Milan-Sassuolo 1-1: le Pagelle Che Non Lo Erano

Dopo ogni delusione d’amore, è buona norma rifugiarsi in canzoni deprimenti – e cosa può lenire il nostro umore dopo Milan-Sassuolo se non composizioni che esaltino il languore per quello che avrebbe potuto essere, per la scoperta dei nostri limiti, per il dubbio di aver gettato la nostra vita? Sublimiamo perciò le nostre fantasie suicide accostando a ognuno degli uomini in campo nello psicodramma di ieri sera gli artisti più deprimenti della storia della canzone.

Donnarumma – ADELE
Hello? Ci sei ancora? Colpe per il gol, vicine allo zero, d’accordo – però non riesci più a dar fuoco alla pioggia.
Abate – PINK FLOYD
Ah, quel caro vecchio classic rock che non se ne andrà mai. Oddio, non è che gli dedicassimo Wish you were here, ma non possiamo attribuirgli colpe di alcun tipo, anche se ci eravamo dimenticati del suo modo di rimanere Comfortably numb quando si attacca.
Bonucci – EDITH PIAF
Si prende carico di una difesa orfana di Calabria, poi di Romagnoli, poi persino di Abate, e la gioca da capitano, sia davanti che dietro. Il figlio di cotanto Pairetto gli fa capire che quando giocava nella sua squadra precedente, allora sì che poteva vedere La vie en rose, ma la sensazione è che, a questo punto della stagione, non rimpianga più la sua scelta – nooon!, ils ne rrregrrrette rrrien.
Musacchio – THE CURE
Inizia sbarazzino, ma nel corso della partita inizia ad appesantirsi e impallidire fino alla Disintegration sul fuorigioco sbagliato che porta al gol (fermo restando che Politano azzecca il tiro perfetto), però è lui a cinque minuti dalla fine a buttare in area il pallone grazie al quale tutti noi Boys don’t cry. Certo, di ridere non se ne parla.
Rodriguez – RADIOHEAD
Alza l’asticella dell’angoscia dello stare al mondo – e dello stare in campo – ergendosi a simbolo di una generazione sradicata e senza punti di riferimento che incede smarrita, e che ovviamente si odia per tutti i soldi che sta facendo.
Biglia – BAUSTELLE
Tre titoli si impongono. 1) La moda del lento 2) Fantasma 3) Amen.
Kessié – NICK CAVE
Come il protagonista del suo brano più famoso, uccide subito la sua partita (e purtroppo anche la nostra) con un colpo di mattone, poi passa il resto della canzone a rammaricarsi romanticamente in un angolo sulla fascia destra.
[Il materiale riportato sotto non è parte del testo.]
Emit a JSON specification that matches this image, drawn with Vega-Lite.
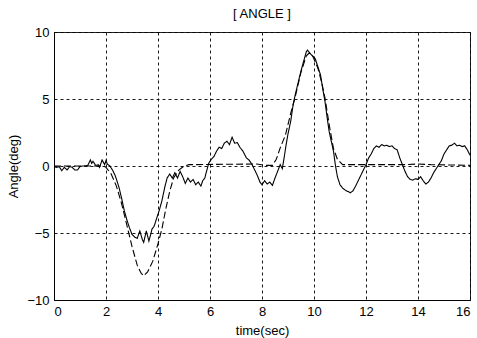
{
  "$schema": "https://vega.github.io/schema/vega-lite/v6.json",
  "width": 416,
  "height": 268,
  "autosize": {"type": "none"},
  "padding": {"left": 54, "top": 32, "right": 7, "bottom": 38},
  "background": "white",
  "title": {"text": "[ ANGLE ]", "fontSize": 13, "font": "Liberation Sans", "fontWeight": "normal", "color": "black", "offset": 5},
  "config": {
    "view": {"stroke": "#222", "strokeWidth": 1},
    "axis": {
      "labelFont": "Liberation Sans", "labelFontSize": 13, "labelColor": "black",
      "titleFont": "Liberation Sans", "titleFontSize": 13, "titleFontWeight": "normal", "titleColor": "black",
      "domainColor": "black", "grid": true, "gridColor": "black", "gridDash": [3, 3], "gridOpacity": 1, "gridWidth": 0.9,
      "ticks": false, "labelPadding": 5
    }
  },
  "data": {"values": [
    {"t":0,"v":-0.05,"s":"meas"},{"t":0.1,"v":-0.1,"s":"meas"},{"t":0.2,"v":-0.05,"s":"meas"},{"t":0.3,"v":-0.35,"s":"meas"},{"t":0.4,"v":-0.1,"s":"meas"},{"t":0.5,"v":-0.3,"s":"meas"},{"t":0.6,"v":-0.05,"s":"meas"},{"t":0.7,"v":-0.1,"s":"meas"},{"t":0.8,"v":-0.3,"s":"meas"},{"t":0.9,"v":-0.3,"s":"meas"},{"t":1.0,"v":-0.05,"s":"meas"},{"t":1.1,"v":0,"s":"meas"},{"t":1.2,"v":0,"s":"meas"},{"t":1.3,"v":0.05,"s":"meas"},{"t":1.4,"v":0.45,"s":"meas"},{"t":1.45,"v":0.2,"s":"meas"},{"t":1.5,"v":0.35,"s":"meas"},{"t":1.6,"v":0.05,"s":"meas"},{"t":1.7,"v":0.1,"s":"meas"},{"t":1.75,"v":-0.1,"s":"meas"},{"t":1.85,"v":0.45,"s":"meas"},{"t":1.95,"v":0.1,"s":"meas"},{"t":2.0,"v":0.4,"s":"meas"},{"t":2.05,"v":0.15,"s":"meas"},{"t":2.15,"v":0,"s":"meas"},{"t":2.25,"v":-0.3,"s":"meas"},{"t":2.35,"v":-0.7,"s":"meas"},{"t":2.42,"v":-1.1,"s":"meas"},{"t":2.5,"v":-1.6,"s":"meas"},{"t":2.6,"v":-2.4,"s":"meas"},{"t":2.7,"v":-3.3,"s":"meas"},{"t":2.8,"v":-4.0,"s":"meas"},{"t":2.9,"v":-4.6,"s":"meas"},{"t":3.0,"v":-5.1,"s":"meas"},{"t":3.1,"v":-5.3,"s":"meas"},{"t":3.2,"v":-5.4,"s":"meas"},{"t":3.3,"v":-4.85,"s":"meas"},{"t":3.4,"v":-5.5,"s":"meas"},{"t":3.45,"v":-5.7,"s":"meas"},{"t":3.55,"v":-4.85,"s":"meas"},{"t":3.65,"v":-5.6,"s":"meas"},{"t":3.72,"v":-5.1,"s":"meas"},{"t":3.77,"v":-4.7,"s":"meas"},{"t":3.85,"v":-4.5,"s":"meas"},{"t":3.95,"v":-3.9,"s":"meas"},{"t":4.05,"v":-3.3,"s":"meas"},{"t":4.15,"v":-2.6,"s":"meas"},{"t":4.27,"v":-1.5,"s":"meas"},{"t":4.35,"v":-0.9,"s":"meas"},{"t":4.45,"v":-0.6,"s":"meas"},{"t":4.55,"v":-0.9,"s":"meas"},{"t":4.65,"v":-0.5,"s":"meas"},{"t":4.75,"v":-0.9,"s":"meas"},{"t":4.85,"v":-0.4,"s":"meas"},{"t":4.95,"v":-0.8,"s":"meas"},{"t":5.05,"v":-1.3,"s":"meas"},{"t":5.15,"v":-0.9,"s":"meas"},{"t":5.25,"v":-1.2,"s":"meas"},{"t":5.35,"v":-1.0,"s":"meas"},{"t":5.45,"v":-1.4,"s":"meas"},{"t":5.55,"v":-1.2,"s":"meas"},{"t":5.65,"v":-1.5,"s":"meas"},{"t":5.72,"v":-1.1,"s":"meas"},{"t":5.8,"v":-0.9,"s":"meas"},{"t":5.88,"v":-0.3,"s":"meas"},{"t":5.95,"v":0.2,"s":"meas"},{"t":6.05,"v":0.5,"s":"meas"},{"t":6.15,"v":0.7,"s":"meas"},{"t":6.25,"v":1.1,"s":"meas"},{"t":6.35,"v":1.4,"s":"meas"},{"t":6.45,"v":1.3,"s":"meas"},{"t":6.55,"v":1.7,"s":"meas"},{"t":6.65,"v":1.85,"s":"meas"},{"t":6.75,"v":1.6,"s":"meas"},{"t":6.85,"v":2.15,"s":"meas"},{"t":6.95,"v":1.7,"s":"meas"},{"t":7.05,"v":1.75,"s":"meas"},{"t":7.15,"v":1.4,"s":"meas"},{"t":7.27,"v":1.1,"s":"meas"},{"t":7.4,"v":0.6,"s":"meas"},{"t":7.5,"v":0.45,"s":"meas"},{"t":7.62,"v":0.1,"s":"meas"},{"t":7.72,"v":-0.3,"s":"meas"},{"t":7.82,"v":-0.7,"s":"meas"},{"t":7.92,"v":-1.2,"s":"meas"},{"t":8.0,"v":-1.4,"s":"meas"},{"t":8.1,"v":-1.1,"s":"meas"},{"t":8.2,"v":-1.35,"s":"meas"},{"t":8.3,"v":-1.2,"s":"meas"},{"t":8.4,"v":-1.45,"s":"meas"},{"t":8.5,"v":-0.9,"s":"meas"},{"t":8.6,"v":-0.4,"s":"meas"},{"t":8.7,"v":0.1,"s":"meas"},{"t":8.78,"v":-0.2,"s":"meas"},{"t":8.85,"v":0.6,"s":"meas"},{"t":8.92,"v":1.5,"s":"meas"},{"t":9.0,"v":2.4,"s":"meas"},{"t":9.1,"v":3.3,"s":"meas"},{"t":9.2,"v":4.6,"s":"meas"},{"t":9.3,"v":5.5,"s":"meas"},{"t":9.4,"v":6.3,"s":"meas"},{"t":9.5,"v":7.1,"s":"meas"},{"t":9.6,"v":7.8,"s":"meas"},{"t":9.7,"v":8.5,"s":"meas"},{"t":9.75,"v":8.65,"s":"meas"},{"t":9.85,"v":8.4,"s":"meas"},{"t":9.95,"v":8.2,"s":"meas"},{"t":10.05,"v":8.0,"s":"meas"},{"t":10.15,"v":7.4,"s":"meas"},{"t":10.25,"v":6.8,"s":"meas"},{"t":10.35,"v":5.6,"s":"meas"},{"t":10.42,"v":4.85,"s":"meas"},{"t":10.5,"v":3.7,"s":"meas"},{"t":10.58,"v":2.6,"s":"meas"},{"t":10.67,"v":1.8,"s":"meas"},{"t":10.75,"v":1.1,"s":"meas"},{"t":10.82,"v":0.1,"s":"meas"},{"t":10.9,"v":-0.8,"s":"meas"},{"t":11.0,"v":-1.4,"s":"meas"},{"t":11.1,"v":-1.65,"s":"meas"},{"t":11.2,"v":-1.8,"s":"meas"},{"t":11.3,"v":-1.9,"s":"meas"},{"t":11.4,"v":-2.0,"s":"meas"},{"t":11.5,"v":-1.85,"s":"meas"},{"t":11.6,"v":-1.5,"s":"meas"},{"t":11.7,"v":-1.1,"s":"meas"},{"t":11.8,"v":-0.7,"s":"meas"},{"t":11.9,"v":-0.3,"s":"meas"},{"t":12.0,"v":0.1,"s":"meas"},{"t":12.1,"v":0.6,"s":"meas"},{"t":12.2,"v":0.9,"s":"meas"},{"t":12.3,"v":1.3,"s":"meas"},{"t":12.4,"v":1.5,"s":"meas"},{"t":12.5,"v":1.4,"s":"meas"},{"t":12.6,"v":1.6,"s":"meas"},{"t":12.7,"v":1.5,"s":"meas"},{"t":12.8,"v":1.55,"s":"meas"},{"t":12.9,"v":1.45,"s":"meas"},{"t":13.0,"v":1.5,"s":"meas"},{"t":13.1,"v":1.3,"s":"meas"},{"t":13.2,"v":1.2,"s":"meas"},{"t":13.3,"v":0.6,"s":"meas"},{"t":13.4,"v":0.1,"s":"meas"},{"t":13.5,"v":-0.4,"s":"meas"},{"t":13.6,"v":-0.8,"s":"meas"},{"t":13.7,"v":-1.0,"s":"meas"},{"t":13.8,"v":-1.05,"s":"meas"},{"t":13.9,"v":-0.95,"s":"meas"},{"t":14.0,"v":-1.0,"s":"meas"},{"t":14.1,"v":-0.8,"s":"meas"},{"t":14.2,"v":-1.1,"s":"meas"},{"t":14.3,"v":-1.35,"s":"meas"},{"t":14.4,"v":-1.2,"s":"meas"},{"t":14.5,"v":-0.9,"s":"meas"},{"t":14.6,"v":-0.5,"s":"meas"},{"t":14.7,"v":-0.2,"s":"meas"},{"t":14.8,"v":0.1,"s":"meas"},{"t":14.9,"v":0.4,"s":"meas"},{"t":15.0,"v":0.9,"s":"meas"},{"t":15.1,"v":1.2,"s":"meas"},{"t":15.2,"v":1.5,"s":"meas"},{"t":15.3,"v":1.55,"s":"meas"},{"t":15.4,"v":1.7,"s":"meas"},{"t":15.5,"v":1.5,"s":"meas"},{"t":15.6,"v":1.55,"s":"meas"},{"t":15.7,"v":1.45,"s":"meas"},{"t":15.8,"v":1.5,"s":"meas"},{"t":15.9,"v":1.2,"s":"meas"},{"t":16.0,"v":0.8,"s":"meas"},
    {"t":0,"v":0,"s":"ref"},{"t":1.9,"v":0,"s":"ref"},{"t":2.0,"v":-0.1,"s":"ref"},{"t":2.2,"v":-0.6,"s":"ref"},{"t":2.4,"v":-1.5,"s":"ref"},{"t":2.6,"v":-2.8,"s":"ref"},{"t":2.8,"v":-4.4,"s":"ref"},{"t":3.0,"v":-6.0,"s":"ref"},{"t":3.2,"v":-7.4,"s":"ref"},{"t":3.35,"v":-8.0,"s":"ref"},{"t":3.45,"v":-8.2,"s":"ref"},{"t":3.6,"v":-7.9,"s":"ref"},{"t":3.8,"v":-7.1,"s":"ref"},{"t":4.0,"v":-5.8,"s":"ref"},{"t":4.15,"v":-4.7,"s":"ref"},{"t":4.3,"v":-3.2,"s":"ref"},{"t":4.45,"v":-1.9,"s":"ref"},{"t":4.6,"v":-0.9,"s":"ref"},{"t":4.8,"v":-0.3,"s":"ref"},{"t":5.0,"v":0,"s":"ref"},{"t":5.2,"v":0.1,"s":"ref"},{"t":7.8,"v":0.15,"s":"ref"},{"t":8.1,"v":0.05,"s":"ref"},{"t":8.4,"v":0.05,"s":"ref"},{"t":8.55,"v":0.5,"s":"ref"},{"t":8.7,"v":1.35,"s":"ref"},{"t":8.9,"v":2.3,"s":"ref"},{"t":9.1,"v":3.9,"s":"ref"},{"t":9.27,"v":5.1,"s":"ref"},{"t":9.5,"v":7.0,"s":"ref"},{"t":9.7,"v":8.2,"s":"ref"},{"t":9.82,"v":8.45,"s":"ref"},{"t":9.95,"v":8.2,"s":"ref"},{"t":10.15,"v":7.3,"s":"ref"},{"t":10.3,"v":6.2,"s":"ref"},{"t":10.42,"v":5.1,"s":"ref"},{"t":10.6,"v":2.9,"s":"ref"},{"t":10.75,"v":1.3,"s":"ref"},{"t":10.9,"v":0.5,"s":"ref"},{"t":11.1,"v":0.1,"s":"ref"},{"t":13.5,"v":0.1,"s":"ref"},{"t":14.0,"v":0.15,"s":"ref"},{"t":14.5,"v":0.1,"s":"ref"},{"t":16,"v":0.05,"s":"ref"}
  ]},
  "mark": {"type": "line", "color": "black", "strokeWidth": 1.1, "clip": true},
  "encoding": {
    "x": {"field": "t", "type": "quantitative", "scale": {"domain": [0, 16], "nice": false},
          "axis": {"title": "time(sec)", "values": [0,2,4,6,8,10,12,14,16], "titlePadding": 6}},
    "y": {"field": "v", "type": "quantitative", "scale": {"domain": [-10, 10], "nice": false},
          "axis": {"title": "Angle(deg)", "values": [-10,-5,0,5,10], "titlePadding": 6}},
    "strokeDash": {"field": "s", "type": "nominal", "scale": {"domain": ["meas", "ref"], "range": [[1, 0], [7, 3]]}, "legend": null},
    "detail": {"field": "s"}
  }
}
Bonaventura – LE LUCI DELLA CENTRALE ELETTRICA
Non è più come una volta, non basta essere appena un po’ immusoniti per accalappiare le studentesse di Lettere e Filosofia, bisogna elencare (anche in una sola canzone) cadaveri di astronauti, cani avvelenati, deportazioni in Siberia, scioglimento dei ghiacciai, platani decapitati, sedie elettriche oppure passaggi sbagliati, tempi interminabili per la giocata, un’intesa inesistente col proprio compare di fascia – e alla fine, quando il destino sembra darti la possibilità di riscattare 95 minuti sconsolanti, una parata che Consigli ha ingiustamente sottratto a portieri più forti.
Suso – THE NATIONAL
Ogni settimana che passa sembra più disperato – però è un disperato di indiscussa eleganza.
Calhanoglu – NIRVANA
Amico, noi siamo qui: intrattienici. Certe sere avremmo proprio bisogno di una rockstar, ma sembra che piuttosto che diventare un divo preferisca tirarsi un colpo di fucile.
Cutrone – JOY DIVISION
Il frontman non becca una nota né una palla; esce di scena, e senza di lui la band inizia a ottenere risultati. Noi lo amiamo ma forse l’amore (per lui) ci farà a pezzi.
André Silva – EVANESCENCE
Questa non dovrebbe essere troppo dura da capire, vero?
Kalinic – AFTERHOURS
Sicuramente è presto per dire che il suo Male di miele è finito e che abbiamo visto quell’X Factor che l’acuto Montella ha sempre intuito in lui, però finalmente per una volta ci è parso di avere un centravanti di peso. In altre parole, Quello che non c’è.